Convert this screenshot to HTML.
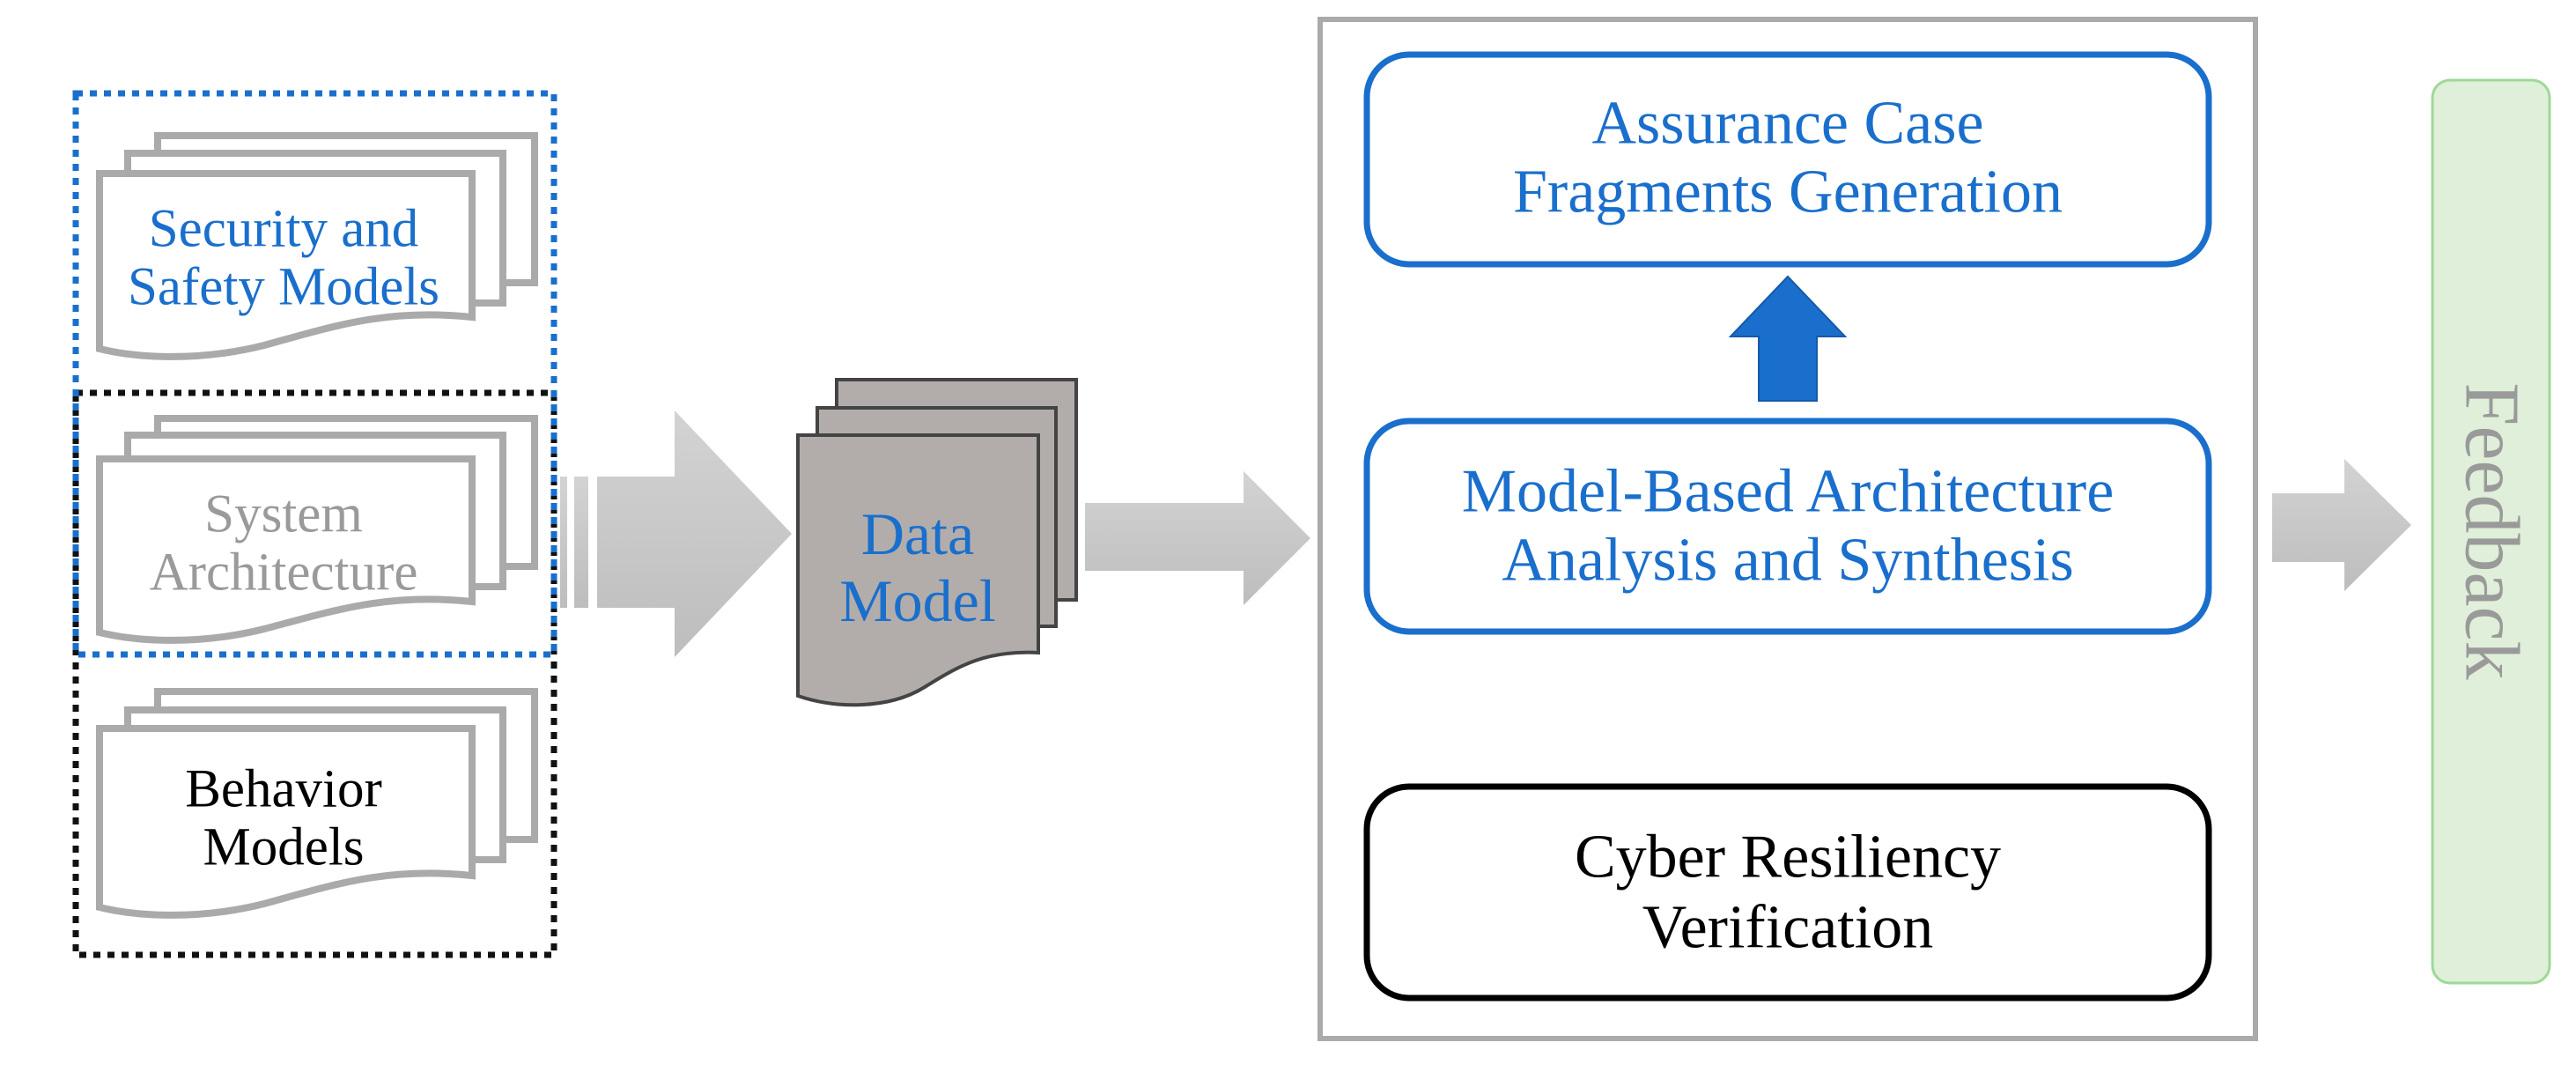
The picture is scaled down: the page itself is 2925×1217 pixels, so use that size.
<!DOCTYPE html>
<html><head><meta charset="utf-8"><style>
html,body{margin:0;padding:0;background:#fff;}
svg{display:block;}
text{font-family:"Liberation Serif",serif;}
</style></head><body>
<svg width="2925" height="1217" viewBox="0 0 2925 1217" xmlns="http://www.w3.org/2000/svg">
<defs>
<linearGradient id="ag" x1="0" y1="0" x2="0" y2="1"><stop offset="0" stop-color="#d3d3d3"/><stop offset="1" stop-color="#bdbdbd"/></linearGradient>
</defs>

<g fill="#fff" stroke="#aaa" stroke-width="8">
<rect x="179" y="154" width="428" height="167"/>
<rect x="145" y="174" width="426" height="170"/>
<path d="M113,197 H536 V360 C440,350 380,370 300,392 C220,412 150,405 113,396 Z"/>
<rect x="179" y="475" width="428" height="168"/>
<rect x="145" y="494" width="426" height="172"/>
<path d="M113,521 H536 V683 C440,673 380,693 300,714 C220,734 150,727 113,718 Z"/>
<rect x="179" y="785" width="428" height="168"/>
<rect x="145" y="806" width="426" height="170"/>
<path d="M113,827 H536 V994 C440,984 380,1004 300,1026 C220,1046 150,1039 113,1030 Z"/>
</g>

<rect x="86" y="446" width="543" height="638" fill="none" stroke="#111" stroke-width="7" stroke-dasharray="8,8"/>
<rect x="86" y="106" width="543" height="637" fill="none" stroke="#1a6fcc" stroke-width="7" stroke-dasharray="8,8"/>

<g text-anchor="middle" font-size="61" dominant-baseline="central">
<text x="322" y="260" fill="#1a6fcc">Security and</text>
<text x="322" y="326" fill="#1a6fcc">Safety Models</text>
<text x="322" y="584" fill="#9a9a9a">System</text>
<text x="322" y="650" fill="#9a9a9a">Architecture</text>
<text x="322" y="896" fill="#000">Behavior</text>
<text x="322" y="962" fill="#000">Models</text>
</g>

<g fill="url(#ag)">
<rect x="636" y="541" width="8" height="149"/>
<rect x="652" y="541" width="16" height="149"/>
<path d="M678,541 H766 V466 L899,606 L766,746 V690 H678 Z"/>
</g>

<g fill="#b2adab" stroke="#444" stroke-width="4">
<rect x="950" y="431" width="272" height="250"/>
<rect x="928" y="463" width="271" height="248"/>
<path d="M906,494 H1179 V741 C1120,738 1090,755 1050,780 C1010,805 950,805 906,790 Z"/>
</g>
<text x="1042" y="606" text-anchor="middle" dominant-baseline="central" font-size="68" fill="#1a6fcc">Data</text>
<text x="1042" y="682" text-anchor="middle" dominant-baseline="central" font-size="68" fill="#1a6fcc">Model</text>

<path d="M1232,571 H1412 V535 L1488,611 L1412,687 V648 H1232 Z" fill="url(#ag)"/>

<rect x="1499" y="22" width="1062" height="1157" fill="#fff" stroke="#aaa" stroke-width="6"/>

<rect x="1552" y="62" width="956" height="238" rx="48" fill="#fff" stroke="#1a6fcc" stroke-width="7"/>
<rect x="1552" y="478" width="956" height="239" rx="48" fill="#fff" stroke="#1a6fcc" stroke-width="7"/>
<rect x="1552" y="893" width="956" height="240" rx="48" fill="#fff" stroke="#000" stroke-width="7"/>

<g text-anchor="middle" font-size="70" dominant-baseline="central">
<text x="2030" y="140" fill="#1a6fcc">Assurance Case</text>
<text x="2030" y="218" fill="#1a6fcc">Fragments Generation</text>
<text x="2030" y="558" fill="#1a6fcc">Model-Based Architecture</text>
<text x="2030" y="636" fill="#1a6fcc">Analysis and Synthesis</text>
<text x="2030" y="973" fill="#000">Cyber Resiliency</text>
<text x="2030" y="1053" fill="#000">Verification</text>
</g>

<path d="M2030,314 L2095,382 H2063 V455 H1997 V382 H1965 Z" fill="#1a6fcc" stroke="#155aa8" stroke-width="2"/>

<path d="M2580,560 H2662 V521 L2738,596 L2662,671 V638 H2580 Z" fill="url(#ag)"/>

<rect x="2762" y="91" width="133" height="1025" rx="20" fill="#dfefd9" stroke="#9ed898" stroke-width="3"/>
<text x="0" y="0" transform="translate(2829,603) rotate(90)" text-anchor="middle" dominant-baseline="central" font-size="88" fill="#9a9a9a">Feedback</text>
</svg>
</body></html>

+-------+

◆ **EXERCISE**
Quote the material word for word, dropping any images it holds.

◆ **SOLUTION FOR THIS PROBLEM**
Convert this screenshot to HTML.
The picture is scaled down: the page itself is 2925×1217 pixels, so use that size.
<!DOCTYPE html>
<html><head><meta charset="utf-8"><style>
html,body{margin:0;padding:0;background:#fff;}
svg{display:block;}
text{font-family:"Liberation Serif",serif;}
</style></head><body>
<svg width="2925" height="1217" viewBox="0 0 2925 1217" xmlns="http://www.w3.org/2000/svg">
<defs>
<linearGradient id="ag" x1="0" y1="0" x2="0" y2="1"><stop offset="0" stop-color="#d3d3d3"/><stop offset="1" stop-color="#bdbdbd"/></linearGradient>
</defs>

<g fill="#fff" stroke="#aaa" stroke-width="8">
<rect x="179" y="154" width="428" height="167"/>
<rect x="145" y="174" width="426" height="170"/>
<path d="M113,197 H536 V360 C440,350 380,370 300,392 C220,412 150,405 113,396 Z"/>
<rect x="179" y="475" width="428" height="168"/>
<rect x="145" y="494" width="426" height="172"/>
<path d="M113,521 H536 V683 C440,673 380,693 300,714 C220,734 150,727 113,718 Z"/>
<rect x="179" y="785" width="428" height="168"/>
<rect x="145" y="806" width="426" height="170"/>
<path d="M113,827 H536 V994 C440,984 380,1004 300,1026 C220,1046 150,1039 113,1030 Z"/>
</g>

<rect x="86" y="446" width="543" height="638" fill="none" stroke="#111" stroke-width="7" stroke-dasharray="8,8"/>
<rect x="86" y="106" width="543" height="637" fill="none" stroke="#1a6fcc" stroke-width="7" stroke-dasharray="8,8"/>

<g text-anchor="middle" font-size="61" dominant-baseline="central">
<text x="322" y="260" fill="#1a6fcc">Security and</text>
<text x="322" y="326" fill="#1a6fcc">Safety Models</text>
<text x="322" y="584" fill="#9a9a9a">System</text>
<text x="322" y="650" fill="#9a9a9a">Architecture</text>
<text x="322" y="896" fill="#000">Behavior</text>
<text x="322" y="962" fill="#000">Models</text>
</g>

<g fill="url(#ag)">
<rect x="636" y="541" width="8" height="149"/>
<rect x="652" y="541" width="16" height="149"/>
<path d="M678,541 H766 V466 L899,606 L766,746 V690 H678 Z"/>
</g>

<g fill="#b2adab" stroke="#444" stroke-width="4">
<rect x="950" y="431" width="272" height="250"/>
<rect x="928" y="463" width="271" height="248"/>
<path d="M906,494 H1179 V741 C1120,738 1090,755 1050,780 C1010,805 950,805 906,790 Z"/>
</g>
<text x="1042" y="606" text-anchor="middle" dominant-baseline="central" font-size="68" fill="#1a6fcc">Data</text>
<text x="1042" y="682" text-anchor="middle" dominant-baseline="central" font-size="68" fill="#1a6fcc">Model</text>

<path d="M1232,571 H1412 V535 L1488,611 L1412,687 V648 H1232 Z" fill="url(#ag)"/>

<rect x="1499" y="22" width="1062" height="1157" fill="#fff" stroke="#aaa" stroke-width="6"/>

<rect x="1552" y="62" width="956" height="238" rx="48" fill="#fff" stroke="#1a6fcc" stroke-width="7"/>
<rect x="1552" y="478" width="956" height="239" rx="48" fill="#fff" stroke="#1a6fcc" stroke-width="7"/>
<rect x="1552" y="893" width="956" height="240" rx="48" fill="#fff" stroke="#000" stroke-width="7"/>

<g text-anchor="middle" font-size="70" dominant-baseline="central">
<text x="2030" y="140" fill="#1a6fcc">Assurance Case</text>
<text x="2030" y="218" fill="#1a6fcc">Fragments Generation</text>
<text x="2030" y="558" fill="#1a6fcc">Model-Based Architecture</text>
<text x="2030" y="636" fill="#1a6fcc">Analysis and Synthesis</text>
<text x="2030" y="973" fill="#000">Cyber Resiliency</text>
<text x="2030" y="1053" fill="#000">Verification</text>
</g>

<path d="M2030,314 L2095,382 H2063 V455 H1997 V382 H1965 Z" fill="#1a6fcc" stroke="#155aa8" stroke-width="2"/>

<path d="M2580,560 H2662 V521 L2738,596 L2662,671 V638 H2580 Z" fill="url(#ag)"/>

<rect x="2762" y="91" width="133" height="1025" rx="20" fill="#dfefd9" stroke="#9ed898" stroke-width="3"/>
<text x="0" y="0" transform="translate(2829,603) rotate(90)" text-anchor="middle" dominant-baseline="central" font-size="88" fill="#9a9a9a">Feedback</text>
</svg>
</body></html>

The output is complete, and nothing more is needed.